Return visitor rate tells you whether people find your content valuable enough to come back. A niche site with strong topical authority will have a return visitor rate well above the industry average because readers come to trust it as a resource rather than a one-time answer.
Email subscriber growth rate and open rates tell you the quality of your audience relationship. A declining open rate is an early warning signal that your content is losing its specificity or voice.
Revenue per visitor, not total revenue, is the monetization metric that tells you whether you are attracting the right audience. A niche site should consistently outperform broader content sites on this metric because of the precision of its audience targeting.
The Long Game: Why Niche Content Compounds and Broad Content Decays
The content marketing economics that most teams are still operating with were accurate in 2015. They are not accurate in 2026.
Broad content sites face increasing competitive pressure from AI-generated content, aggregator pages, and Google’s own search features that answer queries without a click. Niche content sites with genuine topical authority are better insulated from these pressures because their value comes from depth, credibility, and audience trust, things that are genuinely difficult to replicate at scale.

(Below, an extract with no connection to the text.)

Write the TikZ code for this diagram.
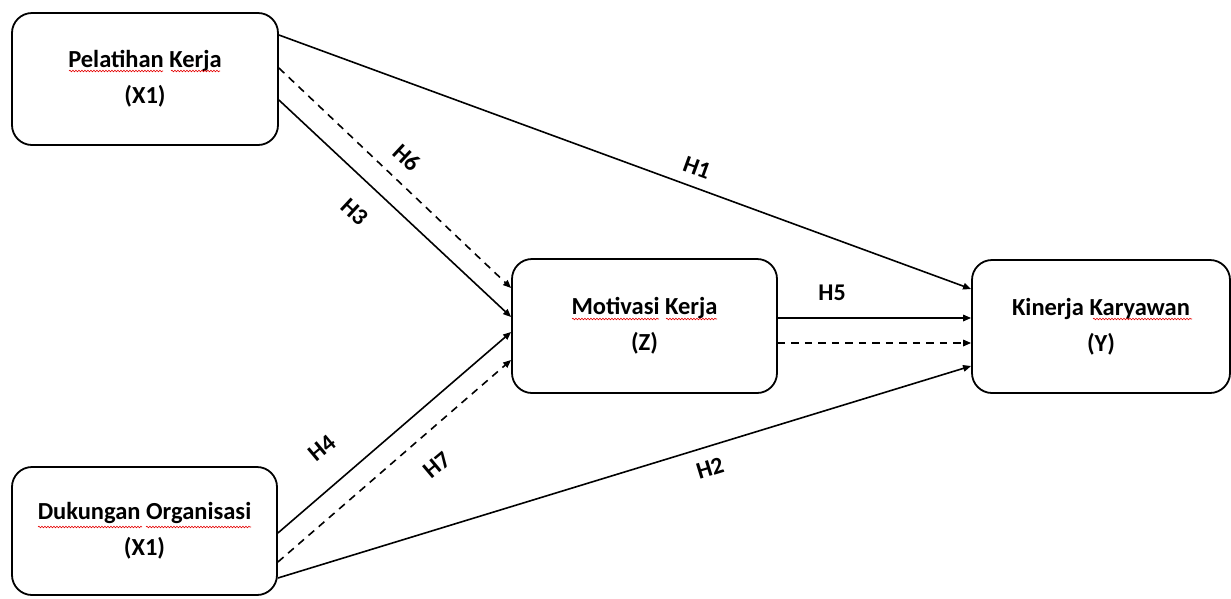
\documentclass[tikz,border=0pt]{standalone}
\usepackage{fontspec}
\setmainfont{Carlito}
\usetikzlibrary{arrows.meta,decorations.pathmorphing}
\tikzset{
 box/.style={draw, line width=1.8pt, rounded corners=20pt, align=center,
   font=\fontsize{24.5}{36}\selectfont\bfseries, inner sep=0pt},
 lbl/.style={font=\fontsize{24}{26}\selectfont\bfseries, inner sep=0pt},
 conn/.style={line width=1.6pt, -{Triangle[length=8pt,width=6.5pt]}},
 dsh/.style={conn, dash pattern=on 7.5pt off 6pt},
 sqg/.style={red!90!black, line width=0.6pt, decorate,
   decoration={snake, amplitude=0.8pt, segment length=3pt}},
}
\begin{document}
\begin{tikzpicture}[x=1pt,y=-1pt]
\useasboundingbox (0,0) rectangle (1231,598);
\node[box, minimum width=266pt, minimum height=132pt] (p) at (145,79) {Pelatihan Kerja\\(X1)};
\node[box, minimum width=265pt, minimum height=128pt] (d) at (144.5,531) {Dukungan Organisasi\\(X1)};
\node[box, minimum width=265pt, minimum height=134pt] (m) at (644.5,326) {Motivasi Kerja\\(Z)};
\node[box, minimum width=258pt, minimum height=133pt] (k) at (1101,326.5) {Kinerja Karyawan\\(Y)};

% spell-check squiggles
\draw[sqg] (69,71) -- (163,71);
\draw[sqg] (171,71) -- (220,71);
\draw[sqg] (38,527) -- (142,527);
\draw[sqg] (146,527) -- (251,527);
\draw[sqg] (572,319) -- (659,319);
\draw[sqg] (666,319) -- (717,319);
\draw[sqg] (1093,319) -- (1192,319);

\draw[conn] (p.east |- 0,35) -- (k.west |- 0,289);
\draw[dsh] (p.east |- 0,68) -- (m.west |- 0,288);
\draw[conn] (p.east |- 0,100) -- (m.west |- 0,317);
\draw[conn] (d.east |- 0,533) -- (m.west |- 0,332);
\draw[dsh] (d.east |- 0,562) -- (m.west |- 0,360);
\draw[conn] (d.east |- 0,578) -- (k.west |- 0,366);
\draw[conn] (m.east |- 0,318) -- (k.west |- 0,318);
\draw[dsh] (m.east |- 0,343) -- (k.west |- 0,343);

\node[lbl, rotate=-20] (h1) at (697,168) {H1};
\node[lbl, rotate=17] (h2) at (710,468) {H2};
\node[lbl, rotate=-43] (h3) at (355,212) {H3};
\node[lbl, rotate=40] (h4) at (322,448) {H4};
\node[lbl] (h5) at (832,293) {H5};
\node[lbl, rotate=-43] (h6) at (407,158) {H6};
\node[lbl, rotate=40] (h7) at (437,465) {H7};
\end{tikzpicture}
\end{document}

The compounding dynamic works like this: every authoritative article you publish increases the domain-wide authority signal for your niche.
Every authoritative article makes the next one easier to rank. Every ranked article brings new readers who might subscribe, share, and return. Every returning reader deepens the behavioral signals that tell search engines your site belongs at the top of results in your subject area.
The left-handed guitar site did not become a traffic asset in month three. It became one in month 19, when the compounding had been running long enough to be visible. The founders who give up in month six because the growth curve looks flat never see what the strategy was actually building.
Narrow niches demand patience. They also demand precision, authenticity, and genuine expertise. In exchange, they offer something that broad content sites rarely achieve: an audience that actually knows who you are, trusts what you say, and comes back because no one else covers the subject the way you do.
That combination is not just a content strategy. It is a durable business.